Judge McGINLEY joins in this dissenting opinion.
.Act of July 23, 1970, P.L. 563, as amended, 43 P.S. § 1101.1201(a). Section 1201(a) of the Act provides, in relevant part:
(a) Public employers, their agents or representatives are prohibited from:
(1) Interfering, restraining or coercing employes in the exercise of the rights guaranteed in Article IV of this act.
* * *
(5) Refusing to bargain collectively in good faith with an employe representative which is the exclusive representative of employes in an appropriate unit, including but not limited to the discussing of grievances with the exclusive representative.
. See Pennsylvania Labor Relations Board v. Mars Area School District, 480 Pa. 295, 389 A.2d 1073 (1978); Snyder County Prison Board v. Pennsylvania Labor Relations Board, 912 A.2d 356 (Pa.Cmwlth.2006), appeal denied, 593 Pa. 730, 928 A.2d 1292 (2007).
. The Board did not adopt the hearing examiner’s proposed decision and order that would have found that the County committed an unfair labor practice because the requests for *63proposals, press releases and the Workforce Investment Act (WIA) Chief Elected Official Agreement all discussed cooperation between the WIB and the Commissioners, and the requests also contained language requiring Commissioner approval before contracts could be awarded. The hearing examiner found that the County could not claim that the Luzerne/Schuylkill WIB’s decision was beyond its control. The hearing examiner, therefore, proposed that the County be ordered to rescind the contracts for Title I and EARN programs and return that work to the agency. Because while the Board is free to find facts differently, the facts the hearing examiner used in arriving at his conclusion are undisputed. I believe those facts establish that the County was in complete control of the decision to contract out the work.
. Act of December 18, 2001, P.L. 949, as amended, 24 P.S. §§ 6250.101-6250.1502.
. In conjunction with developing the local plan, the local WIB, chief elected official and the Governor negotiate the local levels of performance for the local workforce investment area as described in Section 136(c) of the *64WIA, 29 U.S.C. § 2871(c), which are to be used "by the local board for measuring the performance of the local fiscal agent (where appropriate), eligible providers, and the one-stop delivery system, in the local area.” 29 U.S.C. § 2833(b)(3) (emphasis added). See also 20 C.F.R. §§ 663.510(d), (e), .515, .535 (setting forth the local board’s responsibilities in managing the eligible provider process). Thus, it is the local WIB and not the chief elected official or participating county that is responsible for monitoring the performance of those entities providing WIA services.

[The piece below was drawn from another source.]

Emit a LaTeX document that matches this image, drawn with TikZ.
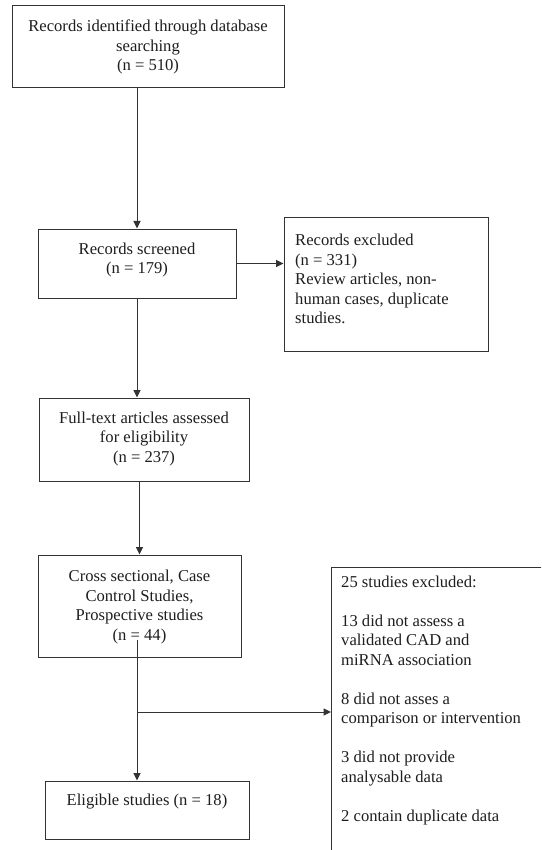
\documentclass[tikz,border=0pt]{standalone}
\usepackage{fontspec}
\setmainfont{Liberation Serif}
\usetikzlibrary{arrows.meta}
\definecolor{linec}{HTML}{333333}
\definecolor{txtc}{HTML}{1E1E1E}
\tikzset{
  boxn/.style={draw=linec, line width=1pt, rectangle, inner sep=0pt},
  txtn/.style={inner sep=0pt, text=txtc, font=\fontsize{16.6}{19.5}\selectfont},
  arr/.style={draw=linec, line width=1pt, -{Triangle[length=7.5pt,width=7pt]}},
  conn/.style={draw=linec, line width=1pt}
}
\begin{document}
\begin{tikzpicture}[x=1pt,y=-1pt]
\clip (0,0) rectangle (541,850);
\fill[white] (0,0) rectangle (541,850);
% boxes
\node[boxn, minimum width=272pt, minimum height=82pt] (b1) at (148,47) {};
\node[boxn, minimum width=198pt, minimum height=69pt] (b2) at (137,263.5) {};
\node[boxn, minimum width=204pt, minimum height=133pt] (ex1) at (386,284.5) {};
\node[boxn, minimum width=210pt, minimum height=83pt] (b3) at (144,439.5) {};
\node[boxn, minimum width=203pt, minimum height=102pt] (b4) at (139.5,606) {};
\node[boxn, minimum width=204pt, minimum height=58pt] (b5) at (147,810) {};
\node[boxn, minimum width=260pt, minimum height=320pt, anchor=north west] (ex2) at (331,567) {};
% texts
\node[txtn, align=center] (t1) at (148,47) {Records identified through database\\searching\\(n = 510)};
\node[txtn, align=center] (t2) at (137,260) {Records screened\\(n = 179)};
\node[txtn, align=left, anchor=west] (tx1) at (295,279) {Records excluded\\(n = 331)\\Review articles, non-\\human cases, duplicate\\studies.};
\node[txtn, align=center] (t3) at (144,439) {Full-text articles assessed\\for eligibility\\(n = 237)};
\node[txtn, align=center] (t4) at (139.5,607) {Cross sectional, Case\\Control Studies,\\Prospective studies\\(n = 44)};
\node[txtn, align=center] (t5) at (147,802) {Eligible studies (n = 18)};
\node[txtn, align=left, anchor=west] (tx2) at (341,700) {25 studies excluded:\\[19.5pt]13 did not assess a\\validated CAD and\\miRNA association\\[19.5pt]8 did not asses a\\comparison or intervention\\[19.5pt]3 did not provide\\analysable data\\[19.5pt]2 contain duplicate data};
% connectors
\draw[arr] (b1.south -| b2.north) -- (b2.north);
\draw[arr] (b2.east) -- (b2.east -| ex1.west);
\draw[arr] (b2.south) -- (b2.south |- b3.north);
\draw[arr] (b3.south -| b4.north) -- (b4.north);
\coordinate (s) at (137,640);
\coordinate (br) at (137,712);
\draw[arr] (s) -- (s |- b5.north);
\draw[arr] (br) -- (br -| ex2.west);
\end{tikzpicture}
\end{document}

. Usually, when this provision and provisions like it are "compromised,” it is because it is more expeditious to do so, i.e., it is easier to get something done without the hassle of applying pesky governmental laws such as bonding or insurance or, for that matter, public accountability. Another reason given is "let’s get the politics out of it” which usually means "let's get the public out of it.”